Input for this task:
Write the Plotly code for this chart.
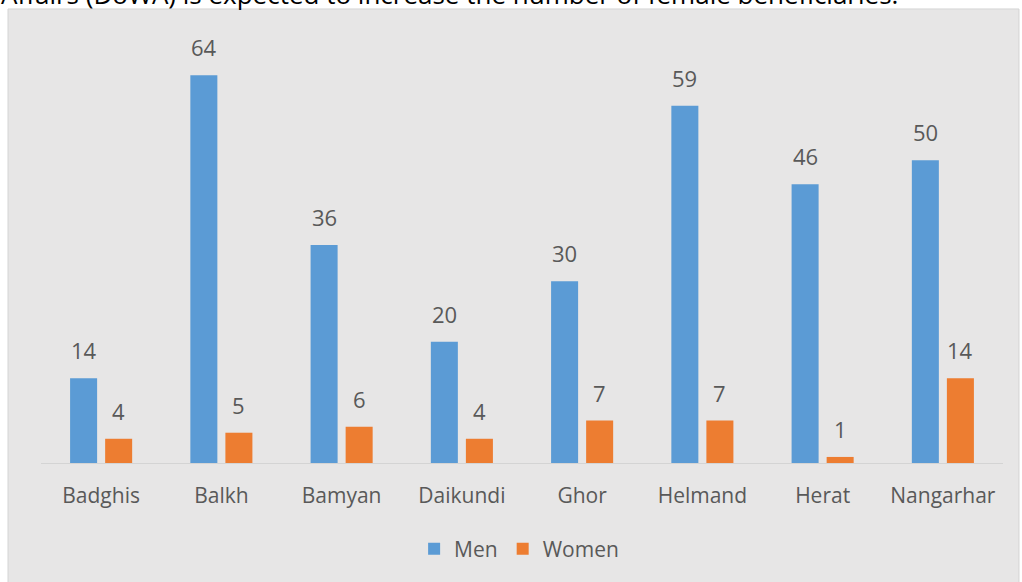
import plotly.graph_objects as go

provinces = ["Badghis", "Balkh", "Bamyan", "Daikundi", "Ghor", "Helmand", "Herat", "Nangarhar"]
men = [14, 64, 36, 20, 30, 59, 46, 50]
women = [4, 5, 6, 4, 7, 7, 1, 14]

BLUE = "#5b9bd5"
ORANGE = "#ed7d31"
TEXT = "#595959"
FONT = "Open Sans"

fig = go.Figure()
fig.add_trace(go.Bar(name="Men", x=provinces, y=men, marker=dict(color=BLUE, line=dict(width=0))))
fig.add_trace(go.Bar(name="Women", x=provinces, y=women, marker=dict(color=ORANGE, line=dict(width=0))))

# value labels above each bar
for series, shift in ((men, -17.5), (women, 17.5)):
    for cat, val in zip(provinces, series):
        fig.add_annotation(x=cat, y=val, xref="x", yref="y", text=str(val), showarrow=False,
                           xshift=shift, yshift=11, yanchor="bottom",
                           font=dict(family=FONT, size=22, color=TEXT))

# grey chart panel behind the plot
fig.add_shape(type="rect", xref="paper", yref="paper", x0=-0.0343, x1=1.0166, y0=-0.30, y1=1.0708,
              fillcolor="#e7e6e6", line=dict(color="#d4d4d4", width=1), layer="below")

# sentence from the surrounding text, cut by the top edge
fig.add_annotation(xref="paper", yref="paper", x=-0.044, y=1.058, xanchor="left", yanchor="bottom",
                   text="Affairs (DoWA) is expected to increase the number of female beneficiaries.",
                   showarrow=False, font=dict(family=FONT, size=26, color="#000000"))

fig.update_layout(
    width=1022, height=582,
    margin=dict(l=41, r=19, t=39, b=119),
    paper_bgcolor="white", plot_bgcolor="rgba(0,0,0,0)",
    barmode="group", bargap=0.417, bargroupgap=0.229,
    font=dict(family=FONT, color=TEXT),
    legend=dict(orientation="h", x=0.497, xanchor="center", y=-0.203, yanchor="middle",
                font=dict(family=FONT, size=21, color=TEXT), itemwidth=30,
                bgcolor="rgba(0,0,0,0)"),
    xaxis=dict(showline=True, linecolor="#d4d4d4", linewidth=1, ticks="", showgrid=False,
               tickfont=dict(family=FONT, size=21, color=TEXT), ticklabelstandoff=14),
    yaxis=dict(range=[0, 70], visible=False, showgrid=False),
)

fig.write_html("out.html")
* * *
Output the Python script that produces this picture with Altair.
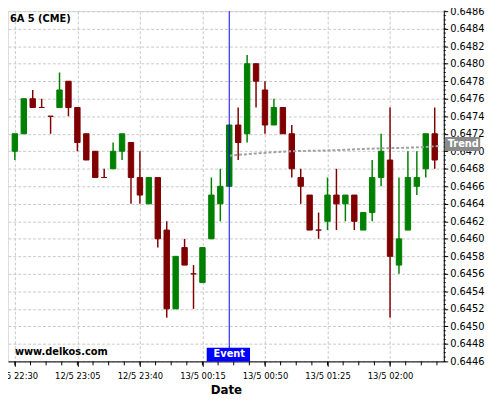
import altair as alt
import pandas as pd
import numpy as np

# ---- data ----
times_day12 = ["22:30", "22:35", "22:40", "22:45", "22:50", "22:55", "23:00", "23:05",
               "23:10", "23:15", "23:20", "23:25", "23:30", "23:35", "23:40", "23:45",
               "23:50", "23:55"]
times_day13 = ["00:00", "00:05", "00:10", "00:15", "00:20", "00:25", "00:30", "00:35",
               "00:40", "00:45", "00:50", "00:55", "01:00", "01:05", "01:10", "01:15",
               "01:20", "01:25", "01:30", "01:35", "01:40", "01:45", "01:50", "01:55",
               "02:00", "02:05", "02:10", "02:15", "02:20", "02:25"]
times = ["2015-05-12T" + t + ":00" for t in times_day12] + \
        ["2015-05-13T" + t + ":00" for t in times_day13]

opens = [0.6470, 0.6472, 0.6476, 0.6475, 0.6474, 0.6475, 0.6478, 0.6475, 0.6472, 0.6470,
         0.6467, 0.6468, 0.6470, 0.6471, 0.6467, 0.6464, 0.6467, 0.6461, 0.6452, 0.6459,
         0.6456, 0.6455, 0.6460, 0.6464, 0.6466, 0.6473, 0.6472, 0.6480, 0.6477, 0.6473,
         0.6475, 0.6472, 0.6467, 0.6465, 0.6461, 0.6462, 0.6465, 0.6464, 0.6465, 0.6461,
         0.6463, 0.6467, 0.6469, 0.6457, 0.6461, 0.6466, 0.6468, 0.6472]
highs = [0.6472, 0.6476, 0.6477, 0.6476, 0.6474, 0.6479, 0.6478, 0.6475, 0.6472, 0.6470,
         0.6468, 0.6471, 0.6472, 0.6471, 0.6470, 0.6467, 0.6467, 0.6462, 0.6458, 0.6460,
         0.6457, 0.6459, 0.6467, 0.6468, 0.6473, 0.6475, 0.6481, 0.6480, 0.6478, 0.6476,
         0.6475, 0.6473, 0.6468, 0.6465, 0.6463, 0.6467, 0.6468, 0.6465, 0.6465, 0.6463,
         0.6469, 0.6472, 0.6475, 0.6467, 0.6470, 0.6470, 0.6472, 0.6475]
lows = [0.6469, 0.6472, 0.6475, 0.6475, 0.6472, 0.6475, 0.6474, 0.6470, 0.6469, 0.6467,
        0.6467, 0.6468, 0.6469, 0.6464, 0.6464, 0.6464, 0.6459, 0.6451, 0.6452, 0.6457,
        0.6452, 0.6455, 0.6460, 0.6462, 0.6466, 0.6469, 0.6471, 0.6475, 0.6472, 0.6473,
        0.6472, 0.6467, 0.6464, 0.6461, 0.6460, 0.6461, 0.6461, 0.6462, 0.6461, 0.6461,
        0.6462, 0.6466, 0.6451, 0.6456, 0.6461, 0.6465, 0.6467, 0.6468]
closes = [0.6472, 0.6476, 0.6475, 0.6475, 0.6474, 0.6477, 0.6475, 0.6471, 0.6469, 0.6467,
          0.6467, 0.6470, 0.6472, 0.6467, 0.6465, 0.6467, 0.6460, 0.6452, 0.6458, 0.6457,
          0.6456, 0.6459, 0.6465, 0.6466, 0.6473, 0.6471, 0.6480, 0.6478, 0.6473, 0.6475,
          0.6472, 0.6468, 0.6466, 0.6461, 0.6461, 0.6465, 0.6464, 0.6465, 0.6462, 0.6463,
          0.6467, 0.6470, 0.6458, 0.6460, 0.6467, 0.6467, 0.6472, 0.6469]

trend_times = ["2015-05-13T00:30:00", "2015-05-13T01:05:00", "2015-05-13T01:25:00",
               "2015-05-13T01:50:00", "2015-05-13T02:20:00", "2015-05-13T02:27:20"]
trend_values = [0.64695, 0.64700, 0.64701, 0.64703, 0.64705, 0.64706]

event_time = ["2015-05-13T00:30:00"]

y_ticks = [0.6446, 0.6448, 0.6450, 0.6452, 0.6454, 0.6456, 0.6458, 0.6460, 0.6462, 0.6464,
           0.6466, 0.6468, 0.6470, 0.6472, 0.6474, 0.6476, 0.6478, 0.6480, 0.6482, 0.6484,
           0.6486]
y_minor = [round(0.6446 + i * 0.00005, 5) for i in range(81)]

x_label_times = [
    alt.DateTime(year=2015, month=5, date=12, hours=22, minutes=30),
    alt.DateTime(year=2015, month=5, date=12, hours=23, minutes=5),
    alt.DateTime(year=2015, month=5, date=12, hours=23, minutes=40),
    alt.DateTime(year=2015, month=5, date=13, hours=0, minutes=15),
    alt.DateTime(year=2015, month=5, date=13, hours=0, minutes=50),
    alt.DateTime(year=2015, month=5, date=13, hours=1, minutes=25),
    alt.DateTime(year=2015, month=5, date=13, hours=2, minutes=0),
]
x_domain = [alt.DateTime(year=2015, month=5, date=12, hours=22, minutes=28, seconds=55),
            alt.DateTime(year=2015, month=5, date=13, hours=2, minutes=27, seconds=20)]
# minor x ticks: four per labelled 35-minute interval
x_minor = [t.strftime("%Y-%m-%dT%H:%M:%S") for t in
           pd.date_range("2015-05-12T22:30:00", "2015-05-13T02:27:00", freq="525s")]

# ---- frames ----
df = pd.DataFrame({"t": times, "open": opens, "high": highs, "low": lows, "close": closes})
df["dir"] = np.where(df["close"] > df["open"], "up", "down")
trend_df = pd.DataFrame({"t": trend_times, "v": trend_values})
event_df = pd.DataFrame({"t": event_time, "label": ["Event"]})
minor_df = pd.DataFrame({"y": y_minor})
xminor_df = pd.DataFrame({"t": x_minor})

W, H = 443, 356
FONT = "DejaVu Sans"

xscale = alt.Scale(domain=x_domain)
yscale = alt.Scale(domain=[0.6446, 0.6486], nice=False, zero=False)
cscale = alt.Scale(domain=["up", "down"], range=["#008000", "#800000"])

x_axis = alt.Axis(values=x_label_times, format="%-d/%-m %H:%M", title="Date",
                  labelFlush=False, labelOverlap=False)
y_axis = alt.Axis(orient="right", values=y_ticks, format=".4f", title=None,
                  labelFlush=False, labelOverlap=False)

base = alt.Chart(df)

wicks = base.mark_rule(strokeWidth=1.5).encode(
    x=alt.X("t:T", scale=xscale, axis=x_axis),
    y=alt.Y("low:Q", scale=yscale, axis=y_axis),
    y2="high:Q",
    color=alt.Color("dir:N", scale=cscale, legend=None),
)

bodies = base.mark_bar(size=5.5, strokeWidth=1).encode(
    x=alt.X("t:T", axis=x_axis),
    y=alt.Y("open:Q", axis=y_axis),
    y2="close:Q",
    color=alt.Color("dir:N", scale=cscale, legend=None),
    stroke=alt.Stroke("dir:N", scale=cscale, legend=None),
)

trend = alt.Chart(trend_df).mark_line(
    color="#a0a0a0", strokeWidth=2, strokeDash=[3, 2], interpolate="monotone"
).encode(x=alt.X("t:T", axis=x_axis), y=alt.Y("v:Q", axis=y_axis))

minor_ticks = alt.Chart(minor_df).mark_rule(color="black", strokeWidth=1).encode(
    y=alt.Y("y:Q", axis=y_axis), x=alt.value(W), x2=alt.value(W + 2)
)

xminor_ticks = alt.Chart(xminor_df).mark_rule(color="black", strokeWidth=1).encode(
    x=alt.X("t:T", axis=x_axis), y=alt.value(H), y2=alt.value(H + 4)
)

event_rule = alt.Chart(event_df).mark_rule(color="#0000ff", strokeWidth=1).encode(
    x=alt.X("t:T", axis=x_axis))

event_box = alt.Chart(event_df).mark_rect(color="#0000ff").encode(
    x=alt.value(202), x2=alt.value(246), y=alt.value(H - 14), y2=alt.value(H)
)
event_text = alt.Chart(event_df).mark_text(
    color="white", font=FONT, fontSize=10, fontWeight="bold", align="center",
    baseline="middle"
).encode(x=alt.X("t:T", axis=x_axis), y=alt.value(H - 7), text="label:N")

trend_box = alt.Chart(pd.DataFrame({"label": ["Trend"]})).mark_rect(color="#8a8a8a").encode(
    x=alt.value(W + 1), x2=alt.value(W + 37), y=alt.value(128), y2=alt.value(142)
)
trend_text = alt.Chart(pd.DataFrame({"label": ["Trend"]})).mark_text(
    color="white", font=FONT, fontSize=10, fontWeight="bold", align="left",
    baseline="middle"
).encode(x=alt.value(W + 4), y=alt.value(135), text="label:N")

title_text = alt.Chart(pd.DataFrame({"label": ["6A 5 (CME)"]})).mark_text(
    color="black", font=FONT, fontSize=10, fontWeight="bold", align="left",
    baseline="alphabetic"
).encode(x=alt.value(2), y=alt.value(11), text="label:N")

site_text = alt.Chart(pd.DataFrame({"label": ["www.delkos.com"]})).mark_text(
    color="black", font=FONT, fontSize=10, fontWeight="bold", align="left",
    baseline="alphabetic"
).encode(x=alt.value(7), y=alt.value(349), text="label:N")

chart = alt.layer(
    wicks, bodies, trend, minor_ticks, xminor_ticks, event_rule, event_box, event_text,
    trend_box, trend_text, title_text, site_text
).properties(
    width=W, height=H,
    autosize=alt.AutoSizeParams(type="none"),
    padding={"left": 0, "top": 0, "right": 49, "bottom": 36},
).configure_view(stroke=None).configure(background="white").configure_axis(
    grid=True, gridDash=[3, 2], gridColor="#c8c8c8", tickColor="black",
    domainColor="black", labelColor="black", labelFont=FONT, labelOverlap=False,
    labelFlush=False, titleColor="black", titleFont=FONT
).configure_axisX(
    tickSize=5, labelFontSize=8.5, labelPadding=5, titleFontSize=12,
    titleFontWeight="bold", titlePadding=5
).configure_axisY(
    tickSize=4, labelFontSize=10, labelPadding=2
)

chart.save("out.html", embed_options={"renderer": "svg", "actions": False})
---
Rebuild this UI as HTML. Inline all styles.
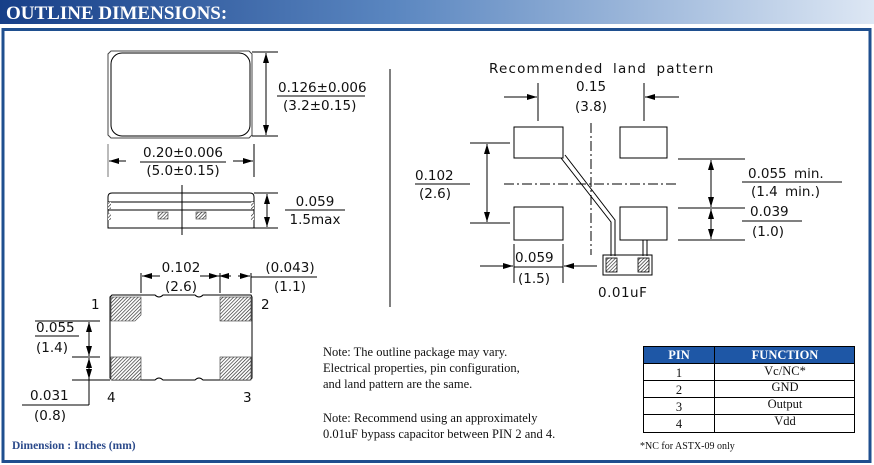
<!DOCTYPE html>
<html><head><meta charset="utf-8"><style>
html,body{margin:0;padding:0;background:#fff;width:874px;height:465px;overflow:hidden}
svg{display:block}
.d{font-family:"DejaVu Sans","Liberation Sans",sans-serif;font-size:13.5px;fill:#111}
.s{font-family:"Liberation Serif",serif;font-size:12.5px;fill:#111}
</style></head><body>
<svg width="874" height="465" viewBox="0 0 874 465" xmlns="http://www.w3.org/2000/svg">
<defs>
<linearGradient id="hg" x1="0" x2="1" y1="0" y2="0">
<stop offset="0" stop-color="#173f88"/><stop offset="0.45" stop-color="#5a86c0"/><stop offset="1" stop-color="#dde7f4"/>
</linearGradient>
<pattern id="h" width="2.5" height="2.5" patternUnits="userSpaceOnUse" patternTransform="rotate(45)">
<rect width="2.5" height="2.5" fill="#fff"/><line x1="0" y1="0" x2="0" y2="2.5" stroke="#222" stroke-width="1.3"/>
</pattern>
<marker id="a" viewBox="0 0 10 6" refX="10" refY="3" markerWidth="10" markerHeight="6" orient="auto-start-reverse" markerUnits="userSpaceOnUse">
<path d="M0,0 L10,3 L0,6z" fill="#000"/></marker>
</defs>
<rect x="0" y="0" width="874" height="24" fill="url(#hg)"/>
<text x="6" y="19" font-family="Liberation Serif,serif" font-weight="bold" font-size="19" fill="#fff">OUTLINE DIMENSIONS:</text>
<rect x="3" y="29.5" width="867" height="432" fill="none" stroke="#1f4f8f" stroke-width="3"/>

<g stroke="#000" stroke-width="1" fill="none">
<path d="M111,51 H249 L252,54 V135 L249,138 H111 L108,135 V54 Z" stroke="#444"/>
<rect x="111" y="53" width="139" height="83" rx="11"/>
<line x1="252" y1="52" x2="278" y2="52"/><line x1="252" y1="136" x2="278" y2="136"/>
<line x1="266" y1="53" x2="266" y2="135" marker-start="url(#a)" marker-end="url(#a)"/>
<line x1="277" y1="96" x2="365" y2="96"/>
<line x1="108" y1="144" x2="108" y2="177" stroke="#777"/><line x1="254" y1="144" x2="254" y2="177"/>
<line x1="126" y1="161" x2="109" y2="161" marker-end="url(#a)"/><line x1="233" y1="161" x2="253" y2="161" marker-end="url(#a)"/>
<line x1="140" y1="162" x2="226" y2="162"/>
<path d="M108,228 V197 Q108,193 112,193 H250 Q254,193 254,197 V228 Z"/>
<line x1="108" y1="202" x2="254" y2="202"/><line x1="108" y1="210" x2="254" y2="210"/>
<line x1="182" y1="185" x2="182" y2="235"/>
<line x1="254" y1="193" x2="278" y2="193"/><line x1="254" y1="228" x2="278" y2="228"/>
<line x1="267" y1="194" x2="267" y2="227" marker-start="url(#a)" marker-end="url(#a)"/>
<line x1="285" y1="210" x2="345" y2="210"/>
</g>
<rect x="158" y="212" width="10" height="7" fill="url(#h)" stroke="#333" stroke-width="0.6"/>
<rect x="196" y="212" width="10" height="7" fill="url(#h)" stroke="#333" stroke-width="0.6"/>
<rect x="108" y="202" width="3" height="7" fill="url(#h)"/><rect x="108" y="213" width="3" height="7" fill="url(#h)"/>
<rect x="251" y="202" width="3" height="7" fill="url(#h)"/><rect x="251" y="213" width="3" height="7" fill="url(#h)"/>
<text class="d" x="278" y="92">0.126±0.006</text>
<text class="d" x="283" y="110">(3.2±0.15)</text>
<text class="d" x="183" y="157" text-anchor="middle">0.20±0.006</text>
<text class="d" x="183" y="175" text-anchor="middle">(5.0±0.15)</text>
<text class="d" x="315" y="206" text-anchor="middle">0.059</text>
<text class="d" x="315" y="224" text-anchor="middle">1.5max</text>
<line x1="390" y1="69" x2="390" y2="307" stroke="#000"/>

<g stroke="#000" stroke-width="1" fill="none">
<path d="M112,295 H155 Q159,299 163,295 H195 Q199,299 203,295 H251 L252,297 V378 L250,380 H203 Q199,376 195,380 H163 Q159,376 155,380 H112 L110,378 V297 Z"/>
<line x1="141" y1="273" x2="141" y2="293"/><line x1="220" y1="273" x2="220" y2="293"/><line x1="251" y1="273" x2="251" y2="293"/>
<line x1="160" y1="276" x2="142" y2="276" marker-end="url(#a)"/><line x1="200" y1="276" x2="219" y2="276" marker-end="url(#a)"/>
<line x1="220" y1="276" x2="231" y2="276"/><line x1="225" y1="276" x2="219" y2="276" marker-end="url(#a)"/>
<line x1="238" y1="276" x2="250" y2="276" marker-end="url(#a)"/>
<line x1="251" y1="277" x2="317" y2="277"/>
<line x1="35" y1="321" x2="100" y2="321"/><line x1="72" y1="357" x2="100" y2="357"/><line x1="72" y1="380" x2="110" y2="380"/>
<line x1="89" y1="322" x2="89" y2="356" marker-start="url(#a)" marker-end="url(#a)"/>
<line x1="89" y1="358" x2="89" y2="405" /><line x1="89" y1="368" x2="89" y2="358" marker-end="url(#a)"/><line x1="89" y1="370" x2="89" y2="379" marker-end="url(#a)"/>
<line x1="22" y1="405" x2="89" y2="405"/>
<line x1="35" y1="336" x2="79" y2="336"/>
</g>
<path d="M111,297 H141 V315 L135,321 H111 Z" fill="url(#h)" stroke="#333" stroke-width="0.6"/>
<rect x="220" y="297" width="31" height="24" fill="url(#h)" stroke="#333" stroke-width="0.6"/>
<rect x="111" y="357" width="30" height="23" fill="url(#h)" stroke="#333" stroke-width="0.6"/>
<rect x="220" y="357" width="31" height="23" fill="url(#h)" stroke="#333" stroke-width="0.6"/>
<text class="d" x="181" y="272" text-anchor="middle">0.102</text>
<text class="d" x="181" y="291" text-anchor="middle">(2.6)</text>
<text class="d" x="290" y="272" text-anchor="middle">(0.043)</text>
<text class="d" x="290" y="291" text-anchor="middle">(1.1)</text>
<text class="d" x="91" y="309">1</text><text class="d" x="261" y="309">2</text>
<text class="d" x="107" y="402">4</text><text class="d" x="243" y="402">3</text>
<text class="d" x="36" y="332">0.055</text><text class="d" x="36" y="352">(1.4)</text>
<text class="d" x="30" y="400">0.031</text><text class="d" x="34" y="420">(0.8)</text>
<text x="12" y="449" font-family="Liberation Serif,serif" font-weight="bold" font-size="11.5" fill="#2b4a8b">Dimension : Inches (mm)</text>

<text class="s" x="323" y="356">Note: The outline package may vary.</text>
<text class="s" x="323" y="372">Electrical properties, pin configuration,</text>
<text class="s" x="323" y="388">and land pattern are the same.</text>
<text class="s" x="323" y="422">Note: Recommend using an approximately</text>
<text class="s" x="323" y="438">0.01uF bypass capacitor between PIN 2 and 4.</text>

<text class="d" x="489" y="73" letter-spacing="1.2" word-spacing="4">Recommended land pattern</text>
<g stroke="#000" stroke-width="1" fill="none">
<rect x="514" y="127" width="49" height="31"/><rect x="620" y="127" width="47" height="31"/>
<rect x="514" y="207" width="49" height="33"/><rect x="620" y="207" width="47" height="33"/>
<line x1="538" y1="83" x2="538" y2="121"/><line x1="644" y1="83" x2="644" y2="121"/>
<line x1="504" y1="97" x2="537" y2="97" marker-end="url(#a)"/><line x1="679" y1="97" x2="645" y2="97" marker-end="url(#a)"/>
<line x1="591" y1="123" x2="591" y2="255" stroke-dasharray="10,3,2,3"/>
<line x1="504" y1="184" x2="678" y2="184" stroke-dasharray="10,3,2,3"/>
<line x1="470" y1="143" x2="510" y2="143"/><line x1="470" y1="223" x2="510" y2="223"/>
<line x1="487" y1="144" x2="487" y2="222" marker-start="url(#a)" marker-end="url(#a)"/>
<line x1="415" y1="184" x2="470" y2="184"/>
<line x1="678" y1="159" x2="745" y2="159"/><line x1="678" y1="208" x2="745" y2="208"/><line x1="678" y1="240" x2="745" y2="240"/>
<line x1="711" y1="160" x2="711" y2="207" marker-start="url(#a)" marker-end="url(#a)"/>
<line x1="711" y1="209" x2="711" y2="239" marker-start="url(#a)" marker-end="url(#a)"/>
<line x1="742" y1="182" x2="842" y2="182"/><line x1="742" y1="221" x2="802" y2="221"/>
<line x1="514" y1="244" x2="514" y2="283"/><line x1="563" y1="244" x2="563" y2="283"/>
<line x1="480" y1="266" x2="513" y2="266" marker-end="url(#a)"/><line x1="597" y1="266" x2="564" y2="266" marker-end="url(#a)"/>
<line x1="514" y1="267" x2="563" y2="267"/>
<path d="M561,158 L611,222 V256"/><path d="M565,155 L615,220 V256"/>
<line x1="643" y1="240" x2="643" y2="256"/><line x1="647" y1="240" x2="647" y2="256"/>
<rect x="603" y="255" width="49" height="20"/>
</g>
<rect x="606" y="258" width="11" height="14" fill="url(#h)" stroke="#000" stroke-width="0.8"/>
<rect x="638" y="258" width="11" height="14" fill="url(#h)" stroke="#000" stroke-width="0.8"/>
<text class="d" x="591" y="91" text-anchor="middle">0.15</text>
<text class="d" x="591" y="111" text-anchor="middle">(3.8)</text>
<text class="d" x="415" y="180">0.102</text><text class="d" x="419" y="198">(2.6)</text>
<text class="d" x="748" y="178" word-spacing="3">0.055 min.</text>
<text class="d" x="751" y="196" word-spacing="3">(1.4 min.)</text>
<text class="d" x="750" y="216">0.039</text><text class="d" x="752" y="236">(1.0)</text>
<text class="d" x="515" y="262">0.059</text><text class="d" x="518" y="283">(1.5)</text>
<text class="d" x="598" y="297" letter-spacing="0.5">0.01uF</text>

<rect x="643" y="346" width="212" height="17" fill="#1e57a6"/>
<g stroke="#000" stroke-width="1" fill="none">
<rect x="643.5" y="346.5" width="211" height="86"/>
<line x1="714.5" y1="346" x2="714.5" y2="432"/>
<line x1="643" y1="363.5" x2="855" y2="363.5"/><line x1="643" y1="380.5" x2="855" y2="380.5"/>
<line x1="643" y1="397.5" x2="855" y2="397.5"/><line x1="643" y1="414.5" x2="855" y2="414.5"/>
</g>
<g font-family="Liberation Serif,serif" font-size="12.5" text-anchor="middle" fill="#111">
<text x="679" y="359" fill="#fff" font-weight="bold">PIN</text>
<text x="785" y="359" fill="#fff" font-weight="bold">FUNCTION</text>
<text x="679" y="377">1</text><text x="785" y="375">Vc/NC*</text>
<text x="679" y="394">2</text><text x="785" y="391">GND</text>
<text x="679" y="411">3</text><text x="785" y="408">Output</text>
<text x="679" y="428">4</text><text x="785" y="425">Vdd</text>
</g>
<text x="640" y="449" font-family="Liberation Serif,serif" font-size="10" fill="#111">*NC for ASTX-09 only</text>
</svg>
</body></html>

Your instructions:
Note how many lines in the material hold the word "Output", and give that number with nothing added.

Final result:
2